The History of FX: Part 3
Life after Bretton Woods
Negotiations to define a new monetary system in 1973 and 1974 proved unsuccessful due to the impossibility to achieve simultaneously monetary policy independence, fixed exchange rates and free capital flows. Therefore, each of the world’s economic powers decided to cope with the fall of Bretton Woods in a different way.
In the case of the U.S. policymakers decided to continue with the fiscal and monetary expansion in an attempt to achieve higher economic growth. The Federal Reserve continued to finance a large part of the fiscal deficit. One of its consequences was to weaken even more the role of USD as a valid international currency.
The countries of Western Europe, for whom cross border trade was exceptionally important and who’s Common Agricultural Policy could be seriously disrupted by exchange rate swings, wanted to peg their currencies to one another. Therefore Europeans defined a new regional monetary agreement, which began with the “snake” (a band that EEC countries’ currencies exchange rates could fluctuate against each other) from 1972 to 1978 and then to the European Monetary System (EMS) in 1979.
Deutsche Mark the new USD?
Economies of scale determined that the EMS became a reduced form of the Bretton Woods System with the deutsche mark at its centre.

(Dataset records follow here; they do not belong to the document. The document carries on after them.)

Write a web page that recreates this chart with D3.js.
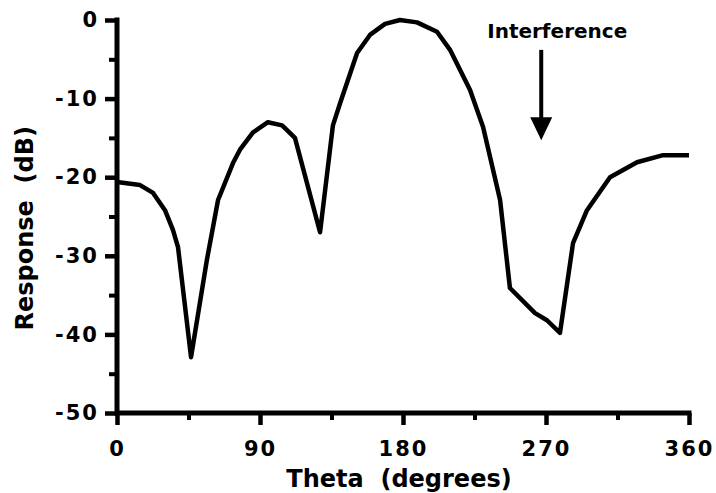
<!DOCTYPE html>
<html>
<head>
<meta charset="utf-8">
<script src="https://cdn.jsdelivr.net/npm/d3@7"></script>
<style>
  body { margin: 0; background: #fff; }
  text { font-family: "DejaVu Sans", sans-serif; font-weight: bold; fill: #000; }
</style>
</head>
<body>
<div id="chart"><svg></svg></div>
<script>
// beam pattern
const theta = [0, 14.5, 22.7, 30.2, 35.2, 38.4, 46.6, 56.6, 63.6, 73, 77.4, 85.6, 95, 103.9, 112,
  127.8, 135.9, 140.4, 151.1, 159.2, 168.7, 178.1, 188.8, 201.4, 209.6, 222.2, 230.4, 241.1,
  247.3, 263.1, 270.6, 278.8, 287, 295.8, 310.3, 327.3, 343.7, 360];
const response = [-20.6, -21, -22, -24.2, -26.7, -28.9, -42.9, -30.5, -22.9, -18.2, -16.5, -14.3, -13, -13.4, -15,
  -27, -13.4, -10.6, -4.2, -1.9, -0.5, 0, -0.3, -1.5, -3.8, -8.9, -13.6, -22.9,
  -34.1, -37.3, -38.2, -39.8, -28.4, -24.2, -20, -18.1, -17.2, -17.2];
const xTicks = [0, 90, 180, 270, 360];
const xMinor = [45, 135, 225, 315];
const yTicks = [0, -10, -20, -30, -40, -50];
const yMinor = [-5, -15, -25, -35, -45];
const interference = { theta: 267, top: -3.8, tip: -15.3, label: "Interference" };

const width = 716, height = 493;
const margin = { top: 20, right: 27, bottom: 80, left: 117 };
const w = width - margin.left - margin.right;
const h = height - margin.top - margin.bottom;

let svg = d3.select("#chart").select("svg")
  .attr("width", width)
  .attr("height", height);

let x = d3.scaleLinear().domain([0, 360]).range([0, w]);
let y = d3.scaleLinear().domain([-50, 0]).range([h, 0]);

let g = svg.append("g").attr("transform", `translate(${margin.left},${margin.top})`);

// minor ticks first
g.append("g")
  .attr("transform", `translate(0,${h})`)
  .call(d3.axisBottom(x).tickValues(xMinor).tickSize(7).tickFormat(""))
  .call(a => a.select(".domain").remove())
  .call(a => a.selectAll("line").attr("stroke-width", 4));
g.append("g")
  .call(d3.axisLeft(y).tickValues(yMinor).tickSize(8).tickFormat(""))
  .call(a => a.select(".domain").remove())
  .call(a => a.selectAll("line").attr("stroke-width", 4));

let fmt = d => String(d); // plain hyphen like the original

let xAxis = g.append("g")
  .attr("transform", `translate(0,${h})`)
  .call(d3.axisBottom(x).tickValues(xTicks).tickFormat(fmt).tickSize(12).tickPadding(12));
let yAxis = g.append("g")
  .call(d3.axisLeft(y).tickValues(yTicks).tickFormat(fmt).tickSize(12).tickPadding(6));

[xAxis, yAxis].forEach(a => {
  a.select(".domain").remove();
  a.selectAll(".tick line").attr("stroke-width", 4.5);
  a.selectAll("text")
    .style("font-size", "21px")
    .style("font-family", "DejaVu Sans, sans-serif")
    .style("font-weight", "bold")
    .style("letter-spacing", "2px");
});
xAxis.selectAll("text").attr("dy", "0.9em");

// heavy axis lines
g.append("path")
  .attr("d", `M0,${y(0)}V${h}H${w}`)
  .attr("fill", "none")
  .attr("stroke", "#000")
  .attr("stroke-width", 5)
  .attr("stroke-linecap", "square");

// the curve
let line = d3.line()
  .x((d, i) => x(theta[i]))
  .y(d => y(d));

g.append("path")
  .datum(response)
  .attr("fill", "none")
  .attr("stroke", "#000")
  .attr("stroke-width", 4.5)
  .attr("stroke-linejoin", "round")
  .attr("d", line);

// interference arrow
let ax = x(interference.theta);
let headBase = y(interference.tip) - 23;
g.append("line")
  .attr("x1", ax).attr("x2", ax)
  .attr("y1", y(interference.top)).attr("y2", headBase + 2)
  .attr("stroke", "#000").attr("stroke-width", 4);
g.append("path")
  .attr("d", `M${ax - 11},${headBase}L${ax + 11},${headBase}L${ax},${y(interference.tip)}Z`)
  .attr("fill", "#000");
g.append("text")
  .attr("x", ax + 16)
  .attr("y", y(interference.top) - 12)
  .attr("text-anchor", "middle")
  .style("font-size", "20px")
  .text(interference.label);

// axis titles
svg.append("text")
  .attr("x", margin.left + x(180) - 4)
  .attr("y", 487)
  .attr("text-anchor", "middle")
  .style("font-size", "24px")
  .attr("xml:space", "preserve")
  .text("Theta  (degrees)");

svg.append("text")
  .attr("transform", `translate(33,${margin.top + y(-26.5)}) rotate(-90)`)
  .attr("text-anchor", "middle")
  .style("font-size", "24px")
  .attr("xml:space", "preserve")
  .text("Response  (dB)");
</script>
</body>
</html>
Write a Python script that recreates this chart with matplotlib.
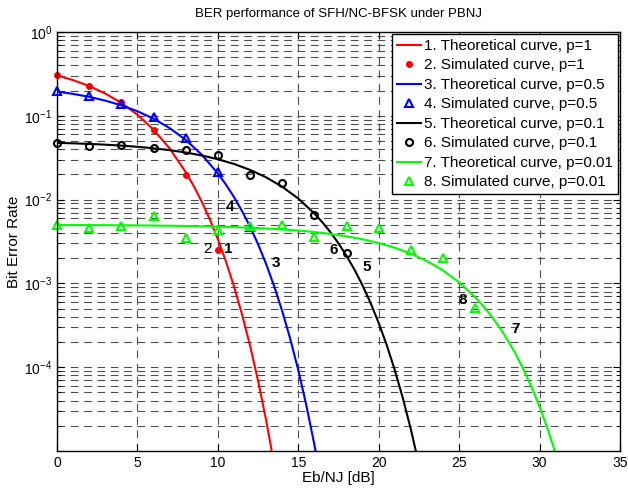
import matplotlib
matplotlib.use('Agg')
import matplotlib.pyplot as plt
import numpy as np
from matplotlib.ticker import FixedLocator, LogLocator, NullFormatter

plt.rcParams['font.family'] = ['Liberation Sans', 'DejaVu Sans']

# theoretical curves (1 dB steps, 0.5 dB where steep)
th_x1 = [0, 1, 2, 3, 4, 5, 6, 7, 8, 8.5, 9, 9.5, 10, 10.5, 11, 11.5, 12,
         12.5, 13, 13.5]
th_p1 = [0.3033, 0.2664, 0.2264, 0.1844, 0.1424, 0.1029, 0.0683, 0.0408,
         0.02132, 0.01451, 0.00942, 0.005804, 0.00337, 0.001831, 0.000923,
         0.0004283, 0.000181, 6.87e-5, 2.33e-5, 6.9e-6]
th_x05 = [0, 1, 2, 3, 4, 5, 6, 7, 8, 9, 10, 10.5, 11, 11.5, 12, 12.5, 13,
          13.5, 14, 14.5, 15, 15.5, 16, 16.5]
th_p05 = [0.1947, 0.1825, 0.1682, 0.1518, 0.1334, 0.1134, 0.0924, 0.0714,
          0.0516, 0.0343, 0.02052, 0.01513, 0.01074, 0.007317, 0.00476,
          0.002933, 0.001705, 0.0009268, 0.000468, 0.0002177, 9.22e-5,
          3.51e-5, 1.19e-5, 3.54e-6]
th_x01 = [0, 1, 2, 3, 4, 5, 6, 7, 8, 9, 10, 11, 12, 13, 14, 15, 16, 16.5,
          17, 17.5, 18, 18.5, 19, 19.5, 20, 20.5, 21, 21.5, 22, 22.5]
th_p01 = [0.04756, 0.04695, 0.04619, 0.04525, 0.04410, 0.04269, 0.04097,
          0.03892, 0.03647, 0.03361, 0.03033, 0.02664, 0.02264, 0.01844,
          0.01424, 0.01029, 0.00683, 0.005358, 0.00408, 0.003006, 0.00213,
          0.001451, 0.000942, 0.0005804, 0.000337, 0.0001831, 9.23e-5,
          4.283e-5, 1.81e-5, 6.87e-6]
th_x001 = [0, 1, 2, 3, 4, 5, 6, 7, 8, 9, 10, 11, 12, 13, 14, 15, 16, 17,
           18, 19, 20, 21, 22, 23, 24, 25, 26, 26.5, 27, 27.5, 28, 28.5, 29,
           29.5, 30, 30.5, 31, 31.5]
th_p001 = [0.004975, 0.004969, 0.004960, 0.004950, 0.004937, 0.004921,
           0.004901, 0.004875, 0.004843, 0.004802, 0.004756, 0.004695,
           0.004619, 0.004525, 0.004410, 0.004269, 0.004097, 0.003892,
           0.003647, 0.003361, 0.003033, 0.002664, 0.002264, 0.001844,
           0.001424, 0.001029, 0.000683, 0.0005358, 0.000408, 0.0003006,
           0.000213, 0.0001451, 9.42e-5, 5.804e-5, 3.37e-5, 1.831e-5,
           9.23e-6, 4.283e-6]

# simulated points
sim_x1 = [0, 2, 4, 6, 8, 10]
sim_p1 = [0.306, 0.226, 0.1445, 0.0675, 0.0196, 0.0025]
sim_x05 = [0, 2, 4, 6, 8, 10, 12]
sim_p05 = [0.199, 0.172, 0.137, 0.0957, 0.0546, 0.0211, 0.0047]
sim_x01 = [0, 2, 4, 6, 8, 10, 12, 14, 16, 18]
sim_p01 = [0.0468, 0.0434, 0.0443, 0.0408, 0.0395, 0.034, 0.0196, 0.0158,
           0.00664, 0.0023]
sim_x001 = [0, 2, 4, 6, 8, 10, 12, 14, 16, 18, 20, 22, 24, 26]
sim_p001 = [0.00494, 0.00452, 0.00481, 0.00634, 0.00352, 0.00439, 0.00481,
            0.00494, 0.00359, 0.00481, 0.00452, 0.00248, 0.00203, 0.000514]

# curve number labels
lab_txt = ['2', '1', '4', '3', '6', '5', '8', '7']
lab_x = [9.36, 10.64, 10.77, 13.58, 17.23, 19.25, 25.23, 28.48]
lab_y = [0.0026, 0.00254, 0.00818, 0.00173, 0.00248, 0.00157, 0.000628, 0.000288]

fig = plt.figure(figsize=(6.28, 4.93), dpi=100)
ax = fig.add_axes([57/628, 1-451/493, (620-57)/628, (451-32)/493])

ax.semilogy(th_x1, th_p1, 'r-', lw=1.5, label='1. Theoretical curve, p=1')
ax.semilogy(sim_x1, sim_p1, 'r.', ms=8, clip_on=False,
            label='2. Simulated curve, p=1')
ax.semilogy(th_x05, th_p05, 'b-', lw=1.5, label='3. Theoretical curve, p=0.5')
ax.semilogy(sim_x05, sim_p05, 'b^', ms=6, mfc='none', mew=1.5, clip_on=False,
            label='4. Simulated curve, p=0.5')
ax.semilogy(th_x01, th_p01, 'k-', lw=1.5, label='5. Theoretical curve, p=0.1')
ax.semilogy(sim_x01, sim_p01, 'ko', ms=5, mfc='none', mew=1.5, clip_on=False,
            label='6. Simulated curve, p=0.1')
ax.semilogy(th_x001, th_p001, '-', color='#00ff00', lw=1.5,
            label='7. Theoretical curve, p=0.01')
ax.semilogy(sim_x001, sim_p001, '^', color='#00ff00', ms=6, mfc='none',
            mew=1.5, clip_on=False, label='8. Simulated curve, p=0.01')

for t, x, y in zip(lab_txt, lab_x, lab_y):
    w = 'normal' if t == '2' else 'bold'
    ax.text(x, y, t, fontsize=11, fontweight=w, ha='center', va='center')

ax.set_xlim(0, 35)
ax.set_ylim(1e-5, 1)
ax.xaxis.set_major_locator(FixedLocator(np.arange(0, 36, 5)))
ax.yaxis.set_major_locator(FixedLocator([1e-4, 1e-3, 1e-2, 1e-1, 1]))
ax.yaxis.set_minor_locator(LogLocator(base=10, subs=np.arange(2, 10), numticks=20))
ax.yaxis.set_minor_formatter(NullFormatter())
ax.tick_params(which='both', direction='in', top=True, right=True, labelsize=10)
ax.tick_params(which='major', length=5)
ax.tick_params(which='minor', length=3)

ax.grid(True, which='both', axis='y', ls=(0, (7, 5)), color='0.3', lw=0.8)
ax.grid(True, which='major', axis='x', ls=(0, (7, 5)), color='0.3', lw=0.8)
for s in ax.spines.values():
    s.set_linewidth(1.0)

ax.set_xlabel('Eb/NJ [dB]', fontsize=11, labelpad=1)
ax.set_ylabel('Bit Error Rate', fontsize=11, labelpad=2)
ax.set_title('BER performance of SFH/NC-BFSK under PBNJ', fontsize=9.5, pad=11)

leg = ax.legend(loc='upper right', fontsize=11, fancybox=False, framealpha=1,
                edgecolor='k', handlelength=1.6, handletextpad=0.2,
                borderpad=0.3, labelspacing=0.36, borderaxespad=0.15)
leg.get_frame().set_linewidth(1.0)

fig.savefig('out.png', dpi=100)
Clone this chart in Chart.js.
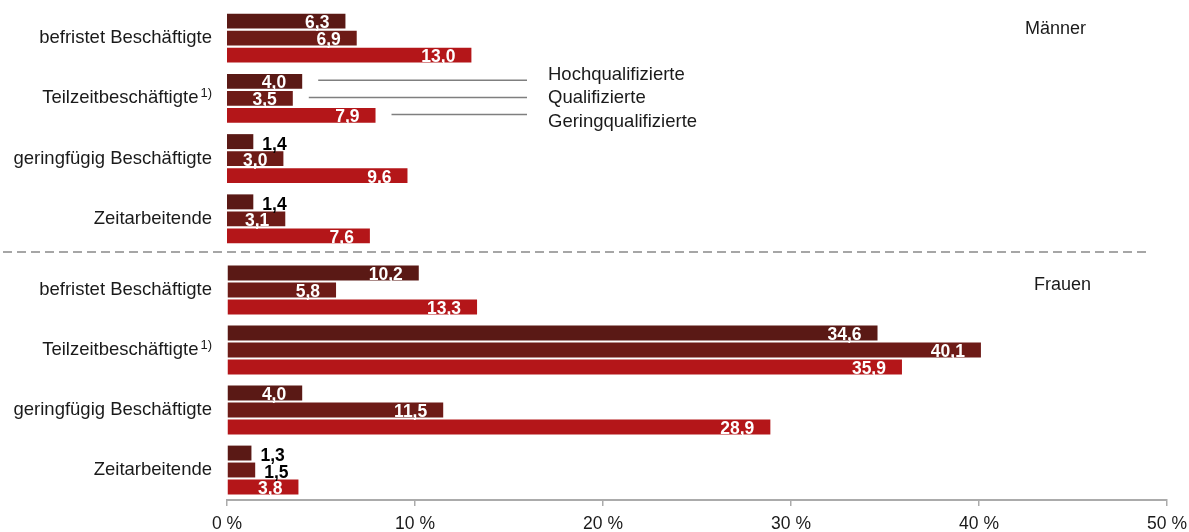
<!DOCTYPE html>
<html lang="de">
<head>
<meta charset="utf-8">
<title>Atypische Beschäftigung nach Qualifikation</title>
<script src="https://cdn.jsdelivr.net/npm/chart.js@4.4.1/dist/chart.umd.min.js"></script>
<style>
  html, body { margin: 0; padding: 0; background: #fff; overflow: hidden; }
  #wrap { position: relative; width: 1189px; height: 532px; overflow: hidden; }
  #wrap canvas { position: absolute; left: 0; }
  #men { top: 0; }
  #women { top: 254px; }
</style>
</head>
<body>
<div id="wrap">
  <canvas id="men" width="1189" height="254"></canvas>
  <canvas id="women" width="1195" height="289"></canvas>
</div>
<script>
// categories + footnote markers
const categories = ['befristet Beschäftigte', 'Teilzeitbeschäftigte', 'geringfügig Beschäftigte', 'Zeitarbeitende'];
const footnotes = ['', '1)', '', ''];
const seriesNames = ['Hochqualifizierte', 'Qualifizierte', 'Geringqualifizierte'];
const seriesColors = ['#5a1915', '#6d1b17', '#b41619'];

// Männer
const menHigh = [6.3, 4.0, 1.4, 1.4];
const menMid = [6.9, 3.5, 3.0, 3.1];
const menLow = [13.0, 7.9, 9.6, 7.6];

// Frauen
const womenHigh = [10.2, 34.6, 4.0, 1.3];
const womenMid = [5.8, 40.1, 11.5, 1.5];
const womenLow = [13.3, 35.9, 28.9, 3.8];

const xTicks = [0, 10, 20, 30, 40, 50];

const FONT = '"Liberation Sans", Arial, Helvetica, sans-serif';
const TEXT = '#1a1a1a';

/* =============================================================*/
// plugins

// category names on the left (drawn by hand so the footnote can be raised)
const categoryLabels = {
  id: 'categoryLabels',
  afterDraw(chart) {
    const ctx = chart.ctx;
    const yScale = chart.scales.y;
    ctx.save();
    ctx.fillStyle = TEXT;
    ctx.textBaseline = 'middle';
    ctx.textAlign = 'right';
    categories.forEach((name, i) => {
      const py = yScale.getPixelForValue(i);
      let right = 212;
      if (footnotes[i]) {
        ctx.font = '13px ' + FONT;
        const w = ctx.measureText(footnotes[i]).width;
        ctx.fillText(footnotes[i], right, py - 5);
        right -= w + 2;
      }
      ctx.font = '18.5px ' + FONT;
      ctx.fillText(name, right, py);
    });
    ctx.restore();
  }
};

// numbers on the bars, white inside, black behind the short ones
const valueLabels = {
  id: 'valueLabels',
  afterDatasetsDraw(chart) {
    const ctx = chart.ctx;
    ctx.save();
    ctx.font = 'bold 17.5px ' + FONT;
    ctx.textBaseline = 'alphabetic';
    chart.data.datasets.forEach((ds, d) => {
      chart.getDatasetMeta(d).data.forEach((bar, i) => {
        const v = ds.data[i];
        const txt = v.toFixed(1).replace('.', ',');
        if (v >= 2) {
          ctx.fillStyle = '#ffffff';
          ctx.textAlign = 'right';
          ctx.fillText(txt, bar.x - 16, bar.y + 7);
        } else {
          ctx.fillStyle = '#000000';
          ctx.textAlign = 'left';
          ctx.fillText(txt, bar.x + 9, bar.y + 8);
        }
      });
    });
    ctx.restore();
  }
};

// legend as callout lines from the Teilzeit bars (Männer panel)
const legendCallouts = {
  id: 'legendCallouts',
  afterDatasetsDraw(chart) {
    const ctx = chart.ctx;
    const idx = 1;
    const midY = chart.getDatasetMeta(1).data[idx].y;
    ctx.save();
    chart.data.datasets.forEach((ds, d) => {
      const bar = chart.getDatasetMeta(d).data[idx];
      ctx.strokeStyle = '#7f7f7f';
      ctx.lineWidth = 1.5;
      ctx.beginPath();
      ctx.moveTo(bar.x + 16, bar.y - 1);
      ctx.lineTo(527, bar.y - 1);
      ctx.stroke();
      ctx.fillStyle = TEXT;
      ctx.font = '18.5px ' + FONT;
      ctx.textAlign = 'left';
      ctx.textBaseline = 'middle';
      ctx.fillText(ds.label, 548, midY + (d - 1) * 23.5);
    });
    ctx.restore();
  }
};

// group title + separator
function groupTitle(text, x, y, dashed) {
  return {
    id: 'groupTitle',
    afterDraw(chart) {
      const ctx = chart.ctx;
      ctx.save();
      ctx.fillStyle = TEXT;
      ctx.font = '18px ' + FONT;
      ctx.textAlign = 'left';
      ctx.textBaseline = 'middle';
      ctx.fillText(text, x, y);
      if (dashed) {
        ctx.strokeStyle = '#a6a6a6';
        ctx.lineWidth = 2;
        ctx.setLineDash([9, 5]);
        ctx.beginPath();
        ctx.moveTo(3, chart.height - 2);
        ctx.lineTo(1148, chart.height - 2);
        ctx.stroke();
      }
      ctx.restore();
    }
  };
}

/* =============================================================*/
// build one panel
function createPanel(canvasId, high, mid, low, showAxis, padding, extraPlugins) {
  const values = [high, mid, low];
  return new Chart(canvasId, {
    type: 'bar',
    data: {
      labels: categories,
      datasets: values.map((data, d) => ({
        label: seriesNames[d],
        data: data,
        backgroundColor: seriesColors[d],
        categoryPercentage: 0.847,
        barPercentage: 0.88
      }))
    },
    options: {
      indexAxis: 'y',
      responsive: false,
      devicePixelRatio: 1,
      animation: false,
      layout: { padding: padding },
      plugins: {
        legend: { display: false },
        tooltip: { enabled: false }
      },
      scales: {
        x: {
          display: showAxis,
          min: 0,
          max: 50,
          afterBuildTicks: (scale) => { scale.ticks = xTicks.map(v => ({ value: v })); },
          ticks: {
            padding: 8,
            color: TEXT,
            font: { family: FONT, size: 17.5 },
            callback: (v) => v + ' %'
          },
          grid: { drawOnChartArea: false, drawTicks: true, tickLength: 6, color: '#ababab', lineWidth: 1.5 },
          border: { display: true, color: '#ababab', width: 2 }
        },
        y: {
          ticks: { display: false },
          grid: { display: false },
          border: { display: false },
          afterFit: (scale) => { scale.width = 227; }
        }
      }
    },
    plugins: [categoryLabels, valueLabels].concat(extraPlugins)
  });
}

createPanel('men', menHigh, menMid, menLow, false,
  { top: 8, bottom: 5, left: 0, right: 22 },
  [legendCallouts, groupTitle('Männer', 1025, 29, true)]);

createPanel('women', womenHigh, womenMid, womenLow, true,
  { top: 6, bottom: 0, left: 0, right: 22 },
  [groupTitle('Frauen', 1034, 31, false)]);
</script>
</body>
</html>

The selection of Germany as the central country was not political, but economical due to its very strong commitment against inflation. The rules of this new European system were the same as Bretton Woods, with Germany now providing a nominal anchor to the price level. Its weaknesses were also the same. Periphery countries faced a trade-off between domestic policies and exchange rate stability. For other economies that were unable to find a new monetary host they were forced to let their currencies “float”. Notable is JPY who saw a huge appreciation against USD from 360 Yen to USD in 1970 to less than 220 Yen to USD in 1979!
Exchange Rate Mechanism (ERM)
In 1979 the ERM was established. It was a fixed (but somewhat) adjustable, exchange rate system for the countries of the European Union (EU). The ERM was similar to the Bretton Woods system, except that it was not based on any currency or gold. The currencies were pegged to a monetary host known as the European Currency Unit (ECU) that was based on a weighted average of the participating countries in 1979. As with the Bretton Woods system, currencies were allowed to fluctuate around their entry rate (±2¼%) and realignments were allowed if the entry rate was obviously not right. This happened quite often to start with, but after the first few years the currencies had found their correct levels.
The Bank of England brought to its knees
GBP joined the ERM in October 1990. In hindsight it was the wrong time (as the UK was entering a recession) and at the wrong rate (£1 = 2.95 Deutsche Marks) which was too high. GBP was allowed larger band’s (plus or minus 6%), but by the summer of 1992 GBP was already hovering around the bottom of its band (£1 = 2.78 Deutsche Marks).
The rules of the ERM stated “that all members had to help struggling currencies stay within the permitted bands”. This meant buying GBP or cutting a countries interest rates to make GBP more attractive to investors and speculators. However, there was no point buying GBP when the effect would be small compared with the might of the global economy. It was because Germany’s interest rates were relatively high over the period 1990-92 that the UK had to keep their interest rates higher than they would have liked given that the UK was in the depths of a recession.
Get ready for the band to break!! The pressure was too much. Speculators continually sold GBP throughout early September 1992 and the only buyer was the UK government! On the 16th September 1992, the UK government lost over £7 billion buying GBP. One of the main “benefactors was the American investor George Soros whose Quantum Fund made in excess of 1 Billion USD selling GBP!!!They UK government even raised interest rates by 5% in one day (from 10% to 15%!) to halt the slide. Taken as a sign of desperation speculators kept selling GBP. They knew GBP was only going one way. The UK Chancellor announced the UK’s suspension of their membership of the ERM that evening. GBP fell by 15% instantly and has been floating ever since.
Another System Failure?
Other countries suffered as well. The bands were widened (to plus or minus 15%). These bands were so wide that the ERM was barely an exchange rate system any more. Sounds eerily the same as the downfall of Bretton Woods yes? Whilst frequent realignments would disrupt the stability on which the system was based, too little realignment puts pressure on countries not to realign however bad the problems are. There were no realignments between 1987 and 1992. The pound should probably have been realigned earlier in 1992, but membership of the ERM was the foundation around which the rest of the UK’s government economic policy was built.